1. Precipitation Reactions

2. Gas-forming Reactions

3. Acid-Base Neutralization Reactions


Double Displacement Reactions

Double displacement reactions are also commonly referred to as double replacement reactions, exchange reactions, or metathesis reactions.  Typically two ionic compounds (may also involve acids) are mixed.  The cations and anions trade partners resulting in two new ionic compounds (or possibly an acid).

 

AB + CD → AD + CB

1. Precipitation Reactions

A precipitation reaction is one which produces an insoluble (solid) ionic compound.  The solid ionic compound is referred to as a precipitate.  When a double displacement reaction occurs that results in a precipitate, the solution typically becomes cloudy, but the precipitate often settles out of solution over time.  Consider the following reaction between aqueous lead (II) nitrate and aqueous sodium iodide:

 

Pb(NO3)2(aq) + NaI(aq) → ?

 

The lead (II) ions will combine with the iodide ions and the sodium ions will combine with the iodide ions.  As the lead (II) ions have a +2 charge and the iodide ions are -1, the proper formula for lead (II) iodide is PbI2.  As sodium ions have a +1 charge and nitrate ions a -1 charge, the proper formula for sodium nitrate is NaNO3.

 

Pb(NO3)2(aq) + NaI(aq) → PbI2(s) + NaNO3(aq)

 

A quick look at the solubility rules shows that all nitrate salts are soluble and so the NaNO3 is aqueous.  And while the solubility rules show that most iodides are soluble, Pb2+ is an exception, and therefore PbI2 is insoluble and is a solid.  The formulas for the products are now correct and the solubility rules have been used to determine their phases, but the reaction has yet to be balanced.
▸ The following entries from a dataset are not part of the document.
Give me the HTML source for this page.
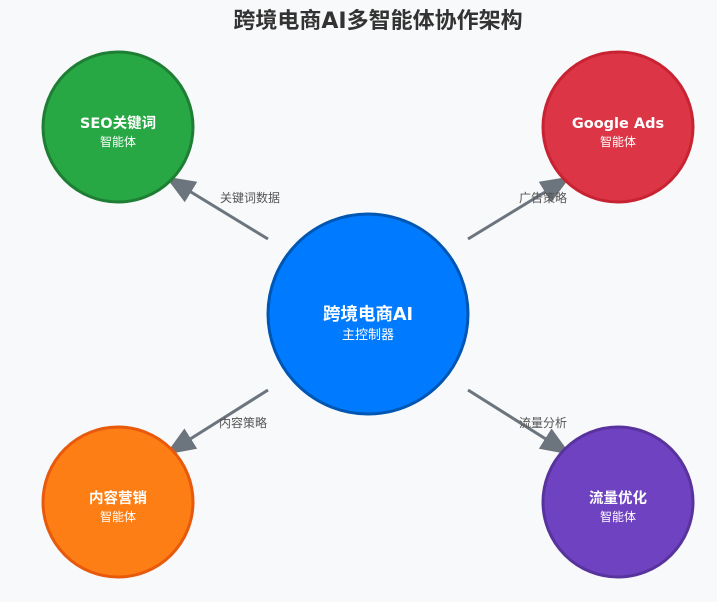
<!DOCTYPE html>
<html><head><meta charset="utf-8"><style>
html,body{margin:0;padding:0;background:#f8f9fa;}
svg{display:block;font-family:"DejaVu Sans","Noto Sans CJK SC",sans-serif;}
</style></head><body>
<svg width="717" height="602" viewBox="0 0 717 602">
<defs><marker id="a" markerWidth="10" markerHeight="8" refX="9" refY="4" orient="auto" markerUnits="strokeWidth"><path d="M0,0 L10,4 L0,8 Z" fill="#6c757d"/></marker></defs>
<text x="378" y="28" text-anchor="middle" font-size="22" font-weight="bold" fill="#333">跨境电商AI多智能体协作架构</text>
<g stroke="#6c757d" stroke-width="3" marker-end="url(#a)">
<line x1="268" y1="239" x2="168" y2="178"/>
<line x1="468" y1="239" x2="568" y2="178"/>
<line x1="268" y1="390" x2="168" y2="453"/>
<line x1="468" y1="390" x2="568" y2="453"/>
</g>
<g font-size="12" fill="#555" text-anchor="middle">
<text x="250" y="202">关键词数据</text>
<text x="543" y="202">广告策略</text>
<text x="243" y="427">内容策略</text>
<text x="543" y="427">流量分析</text>
</g>
<circle cx="368" cy="314" r="100" fill="#007bff" stroke="#0056b3" stroke-width="3"/>
<circle cx="118" cy="127" r="75" fill="#28a745" stroke="#1e7e34" stroke-width="3"/>
<circle cx="618" cy="127" r="75" fill="#dc3545" stroke="#c82333" stroke-width="3"/>
<circle cx="118" cy="502" r="75" fill="#fd7e14" stroke="#e8590c" stroke-width="3"/>
<circle cx="618" cy="502" r="75" fill="#6f42c1" stroke="#59339d" stroke-width="3"/>
<g fill="#fff" text-anchor="middle">
<text x="368" y="320" font-size="17.5" font-weight="bold">跨境电商AI</text>
<text x="368" y="339" font-size="13">主控制器</text>
<text x="118" y="128" font-size="14.5" font-weight="bold">SEO关键词</text>
<text x="118" y="146" font-size="12">智能体</text>
<text x="618" y="128" font-size="14.5" font-weight="bold">Google Ads</text>
<text x="618" y="146" font-size="12">智能体</text>
<text x="118" y="503" font-size="14.5" font-weight="bold">内容营销</text>
<text x="118" y="521" font-size="12">智能体</text>
<text x="618" y="503" font-size="14.5" font-weight="bold">流量优化</text>
<text x="618" y="521" font-size="12">智能体</text>
</g>
</svg>
</body></html>
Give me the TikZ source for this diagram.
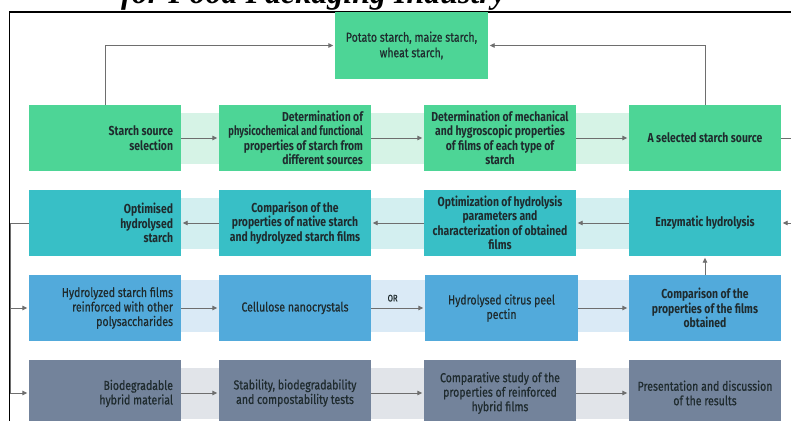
\documentclass[tikz,border=0pt]{standalone}
\usepackage{fontspec}
\setmainfont{Fira Sans}[FakeStretch=0.81, FakeBold=0.6]
\newfontfamily\boldf{Fira Sans}[FakeStretch=0.80]
\newfontfamily\boldn{Fira Sans}[FakeStretch=0.72]
\newfontfamily\titlef{Liberation Serif}
\usetikzlibrary{arrows.meta}

\definecolor{grn}{HTML}{4DD596}
\definecolor{grnl}{HTML}{D6F3E6}
\definecolor{tea}{HTML}{38BFC6}
\definecolor{teal2}{HTML}{D3EFF0}
\definecolor{blu}{HTML}{52AADB}
\definecolor{blul}{HTML}{DAEAF6}
\definecolor{sla}{HTML}{73839B}
\definecolor{slal}{HTML}{E1E4E9}
\definecolor{ink}{HTML}{1F2B2E}
\definecolor{wire}{HTML}{6E6E6E}

\tikzset{
  box/.style={rectangle, minimum width=152pt, minimum height=66pt, inner sep=0pt,
    align=center, text=ink, font=\fontsize{13}{14.5}\selectfont},
  bbox/.style={box, font=\boldf\bfseries\fontsize{13}{14.5}\selectfont},
  rtext/.style={anchor=east, inner sep=0pt, align=right, text=ink,
    font=\fontsize{13}{14.5}\selectfont},
  brtext/.style={rtext, font=\boldf\bfseries\fontsize{13}{14.5}\selectfont},
  conn/.style={draw=wire, line width=0.9pt, -{Triangle[length=5pt,width=4.5pt]}, shorten >=1.5pt},
  wireline/.style={draw=wire, line width=0.9pt},
}

\begin{document}
\begin{tikzpicture}[x=1pt,y=-1pt]
\useasboundingbox (0,0) rectangle (791,420);
\fill[white] (0,0) rectangle (791,420);

% heading, partly above the page edge
\node[anchor=base west, inner sep=0pt, font=\titlef\bfseries\itshape\fontsize{32}{36}\selectfont]
  (title) at (121,4) {for Food Packaging Industry};

% frame
\draw[black, line width=1.2pt] (9.5,430) -- (9.5,12) -- (800,12);

% light bands behind each row
\fill[grnl]  (105,113) rectangle (705,164);
\fill[teal2] (105,198) rectangle (705,249);
\fill[blul]  (105,280) rectangle (705,332);
\fill[slal]  (105,368) rectangle (705,419);

% source box
\node[box, fill=grn, minimum width=153pt, minimum height=67pt,
  font=\fontsize{13}{15.5}\selectfont] (top) at (411.5,45.5)
  {Potato starch, maize starch,\\ wheat starch,};

% row 1
\node[bbox, fill=grn] (r1a) at (105,138) {};
\node[brtext] (r1at) at ([xshift=-8pt]r1a.east) {Starch source\\ selection};
\node[bbox, fill=grn] (r1b) at (295,138) {};
\node[brtext] (r1bt) at ([xshift=-8pt]r1b.east) {Determination of\\ {\boldn\bfseries physicochemical and functional}\\ properties of starch from\\ different sources};
\node[bbox, fill=grn] (r1c) at (500,138) {Determination of mechanical\\ and hygroscopic properties\\ of films of each type of\\ starch};
\node[bbox, fill=grn] (r1d) at (705,138) {A selected starch source};

% row 2
\node[bbox, fill=tea] (r2a) at (105,223) {};
\node[brtext] (r2at) at ([xshift=-8pt]r2a.east) {Optimised\\ hydrolysed\\ starch};
\node[bbox, fill=tea] (r2b) at (295,223) {Comparison of the\\ properties of native starch\\ and hydrolyzed starch films};
\node[bbox, fill=tea] (r2c) at (500,223) {Optimization of hydrolysis\\ parameters and\\ characterization of obtained\\ films};
\node[bbox, fill=tea] (r2d) at (705,223) {Enzymatic hydrolysis};

% row 3
\node[box, fill=blu] (r3a) at (105,308) {};
\node[rtext] (r3at) at ([xshift=-8pt]r3a.east) {Hydrolyzed starch films\\ reinforced with other\\ polysaccharides};
\node[box, fill=blu] (r3b) at (295,308) {Cellulose nanocrystals};
\node[box, fill=blu, minimum width=153pt] (r3c) at (501.5,308) {Hydrolysed citrus peel\\ pectin};
\node[bbox, fill=blu] (r3d) at (705,308) {Comparison of the\\ properties of the films\\ obtained};

% row 4
\node[box, fill=sla] (r4a) at (105,393) {};
\node[rtext] (r4at) at ([xshift=-8pt,yshift=-0.5pt]r4a.east) {Biodegradable\\ hybrid material};
\node[box, fill=sla] (r4b) at (295,393) {Stability, biodegradability\\ and compostability tests};
\node[box, fill=sla] (r4c) at (500,393) {Comparative study of the\\ properties of reinforced\\ hybrid films};
\node[box, fill=sla] (r4d) at (705,393) {Presentation and discussion\\ of the results};

% connectors to the source box
\draw[conn] (r1a.north) |- (top.west);
\draw[conn] (r1d.north) |- (top.east);

% row 1 flow
\draw[conn] (r1a) -- (r1b);
\draw[conn] (r1b) -- (r1c);
\draw[conn] (r1c) -- (r1d);

% wrap from row 1 to row 2 on the right
\coordinate (rwrap) at (800,180);
\draw[conn] (r1d.east) -- (r1d.east -| rwrap) |- (r2d.east);

% row 2 flow (right to left)
\draw[conn] (r2d) -- (r2c);
\draw[conn] (r2c) -- (r2b);
\draw[conn] (r2b) -- (r2a);

% left trunk feeding rows 3 and 4
\coordinate (lwrap) at (10.8,223);
\draw[wireline] (r2a.west) -- (lwrap);
\draw[conn] (lwrap) |- (r3a.west);
\draw[conn] (lwrap) |- (r4a.west);

% row 3 flow
\draw[conn] (r3a) -- (r3b);
\draw[conn] (r3b) -- node[pos=0.4, above=6pt, inner sep=0pt, text=ink,
  font=\fontsize{9.5}{11}\selectfont] (orlab) {OR} (r3c);
\draw[conn] (r3c) -- (r3d);
\draw[conn] (r3d) -- (r2d);

% row 4 flow
\draw[conn] (r4a) -- (r4b);
\draw[conn] (r4b) -- (r4c);
\draw[conn] (r4c) -- (r4d);
\end{tikzpicture}
\end{document}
How to Write the Net Ionic Equation

Pb(NO3)2(aq) + 2NaI(aq) → PbI2(s) + 2NaNO3(aq)     (Molecular Equation)

 

But strong electrolytes exist fully dissociated in solution and we often re-write the chemical equation to reflect this in what is called the Ionic Equation.  Recall that strong electrolytes include soluble ionic compounds and strong acids/bases.  Pb(NO3)2, NaI, and NaNO3 are all soluble ionic compounds and therefore strong electrolytes and will be split into cations and anions when writing the Ionic Equation.  But PbI2 is an insoluble ionic compound and not a strong electrolyte and will not be split up in the Ionic Equation.

 

Pb2+(aq) + 2NO3-(aq)+ 2Na+(aq) + 2I-(aq) → PbI2(s) + 2Na+(aq) + 2NO3-(aq)    (Ionic Equation)

 

From the Ionic Equation it can be seen that Na+ and NO3- are free ions on both the reactants' and products' side of the reaction.  This means they didn't participate in the reaction at all and are referred to as 'spectator ions.'  These are eliminated to re-write the chemical equation one last time in what is referred to as the Net Ionic Equation:

 

Pb2+(aq) + 2I-(aq) → PbI2(s)     (Net Ionic Equation)

2. Gas-Forming Reactions

The are a couple of examples of double displacement reactions that form gases as products, namely CO2 and SO2.  The are a lot of other reactions that form gases, these are just the two double displacement reactions that form gases.  It turns out that carbonic acid (H2CO3) and sulfurous acid (H2SO3) are somewhat unstable and will spontaneously decompose to form CO2 / water and SO2 / water respectively.

 

H2CO3(aq) → CO2(g) + H2O(l)

 

H2SO3(aq) → SO2(g) + H2O(l)

 

But you are much more likely to encounter carbonic acid and CO2(g) formation and I'll cover an example of it here.  Ultimately, when writing the products of a double displacement reaction, if a product appears to be H2CO3(aq), you should re-write the products to include CO2(g)+ H2O(l) instead.  Take for example the reaction between aqueous hydrochloric acid and aqueous sodium carbonate:

 

HCl(aq) + Na2CO3(aq) → ?

 

The H+ ions will combine with the carbonate ions and the sodium ions will combine with the chloride ions.  As the H+ ions have a +1 charge and the carbonate ions are -2, the proper formula for hydrogen carbonate (a.k.a. carbonic acid is H2CO3.  As sodium ions have a +1 charge and chloride ions a -1 charge, the proper formula for sodium chloride is NaCl.

 

HCl(aq) + Na2CO3(aq) → H2CO3(aq) + NaCl(aq)

 

A quick look at the solubility rules shows that most chloride salts are soluble and sodium is no exception so the NaCl is aqueous. But the carbonic acid should be re-written as CO2(g) + H2O(l), but I'd recommend balancing the equation before substituting this in.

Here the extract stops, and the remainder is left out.